▸ SOURCE DATA
------------------------------------------------------------------------
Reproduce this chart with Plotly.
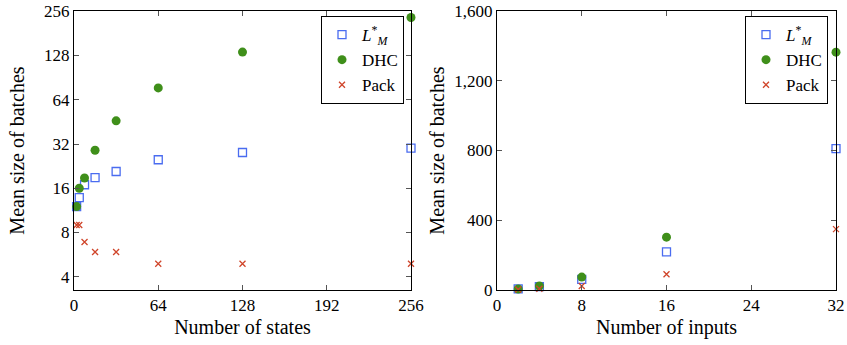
import plotly.graph_objects as go
import numpy as np

# Left panel: number of states
states = [2, 4, 8, 16, 32, 64, 128, 256]
lm_states = [12, 13.8, 16.9, 18.9, 20.8, 25, 28, 30]
dhc_states = [12, 16, 18.8, 29, 46, 77, 135, 232]
pack_states = [9, 9, 6.9, 5.9, 5.9, 4.9, 4.9, 4.9]

# Right panel: number of inputs
inputs = [2, 4, 8, 16, 32]
lm_inputs = [6, 19, 61, 219, 811]
dhc_inputs = [6, 23, 74, 303, 1364]
pack_inputs = [3, 7, 23, 90, 349]

left_yticks = [4, 8, 16, 32, 64, 128, 256]
left_xticks = [0, 64, 128, 192, 256]
right_xticks = [0, 8, 16, 24, 32]
right_yticks = [0, 400, 800, 1200, 1600]
right_yticktext = ["0", "400", "800", "1,200", "1,600"]

BLUE = "#4a6cf0"
GREEN = "#3f8f1a"
RED = "#d0452a"
FONT = "Liberation Serif"
TICK_FS = 17
TITLE_FS = 20
LEG_FS = 17

lm_name = "<i>L</i><sup>*</sup><sub><i>M</i></sub>"

W, H = 847, 345

fig = go.Figure()

def add_series(x, ys, xa, ya, leg):
    fig.add_trace(go.Scatter(x=x, y=ys[0], mode="markers", name=lm_name, xaxis=xa, yaxis=ya,
                             legend=leg,
                             marker=dict(symbol="square-open", size=8, color=BLUE, line=dict(width=1.3, color=BLUE)),
                             cliponaxis=False))
    fig.add_trace(go.Scatter(x=x, y=ys[1], mode="markers", name="DHC", xaxis=xa, yaxis=ya,
                             legend=leg,
                             marker=dict(symbol="circle", size=9, color=GREEN),
                             cliponaxis=False))
    fig.add_trace(go.Scatter(x=x, y=ys[2], mode="markers", name="Pack", xaxis=xa, yaxis=ya,
                             legend=leg,
                             marker=dict(symbol="x-thin-open", size=6, color=RED, line=dict(width=1.3, color=RED)),
                             cliponaxis=False))

add_series(states, (lm_states, dhc_states, pack_states), "x", "y", "legend")
add_series(inputs, (lm_inputs, dhc_inputs, pack_inputs), "x2", "y2", "legend2")

axis_common = dict(showline=True, linecolor="black", linewidth=1, mirror="ticks",
                   ticks="inside", ticklen=5, tickcolor="#555", tickwidth=1,
                   showgrid=False, zeroline=False, automargin=False,
                   ticklabeloverflow="allow",
                   tickfont=dict(family=FONT, size=TICK_FS, color="black"))
title_font = dict(family=FONT, size=TITLE_FS, color="black")

def px_x(x):
    return x / W

ydom = [(H - 290) / H, (H - 11) / H]
legend_common = dict(xanchor="right", yanchor="top", bordercolor="black", borderwidth=1,
                     bgcolor="white", font=dict(family=FONT, size=LEG_FS, color="black"),
                     itemwidth=30, tracegroupgap=0, y=(H - 16) / H)
fig.update_layout(
    width=W, height=H,
    margin=dict(l=0, r=0, t=0, b=0),
    font=dict(family=FONT, color="black"),
    paper_bgcolor="white", plot_bgcolor="white",
    xaxis=dict(domain=[px_x(74), px_x(411)], range=[0, 256], tickvals=left_xticks,
               title=dict(text="Number of states", font=title_font, standoff=5),
               anchor="y", **axis_common),
    yaxis=dict(domain=ydom, type="log", range=[np.log10(3.25), np.log10(257)],
               tickvals=left_yticks, ticktext=[str(v) for v in left_yticks],
               title=dict(text="Mean size of batches", font=title_font, standoff=14),
               anchor="x", **axis_common),
    xaxis2=dict(domain=[px_x(497), px_x(836)], range=[0, 32], tickvals=right_xticks,
                title=dict(text="Number of inputs", font=title_font, standoff=5),
                anchor="y2", **axis_common),
    yaxis2=dict(domain=ydom, range=[0, 1600], tickvals=right_yticks,
                ticktext=right_yticktext,
                title=dict(text="Mean size of batches", font=title_font, standoff=4),
                anchor="x2", **axis_common),
    legend=dict(x=px_x(404), **legend_common),
    legend2=dict(x=px_x(828), **legend_common),
)

# remove the page's default body margin and scrollbars so the figure fills the window exactly
fig.write_html("out.html", config={"displayModeBar": False},
               post_script="document.body.style.margin='0';document.body.style.overflow='hidden';")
------------------------------------------------------------------------
▸ SET PROBLEM
Every line from the top of the material above through the line with "fig = go.Figure()" should be duplicated exactly, please; leave out the pictures.

▸ REPLY TO THE TASK
Reproduce this chart with Plotly.
import plotly.graph_objects as go
import numpy as np

# Left panel: number of states
states = [2, 4, 8, 16, 32, 64, 128, 256]
lm_states = [12, 13.8, 16.9, 18.9, 20.8, 25, 28, 30]
dhc_states = [12, 16, 18.8, 29, 46, 77, 135, 232]
pack_states = [9, 9, 6.9, 5.9, 5.9, 4.9, 4.9, 4.9]

# Right panel: number of inputs
inputs = [2, 4, 8, 16, 32]
lm_inputs = [6, 19, 61, 219, 811]
dhc_inputs = [6, 23, 74, 303, 1364]
pack_inputs = [3, 7, 23, 90, 349]

left_yticks = [4, 8, 16, 32, 64, 128, 256]
left_xticks = [0, 64, 128, 192, 256]
right_xticks = [0, 8, 16, 24, 32]
right_yticks = [0, 400, 800, 1200, 1600]
right_yticktext = ["0", "400", "800", "1,200", "1,600"]

BLUE = "#4a6cf0"
GREEN = "#3f8f1a"
RED = "#d0452a"
FONT = "Liberation Serif"
TICK_FS = 17
TITLE_FS = 20
LEG_FS = 17

lm_name = "<i>L</i><sup>*</sup><sub><i>M</i></sub>"

W, H = 847, 345

fig = go.Figure()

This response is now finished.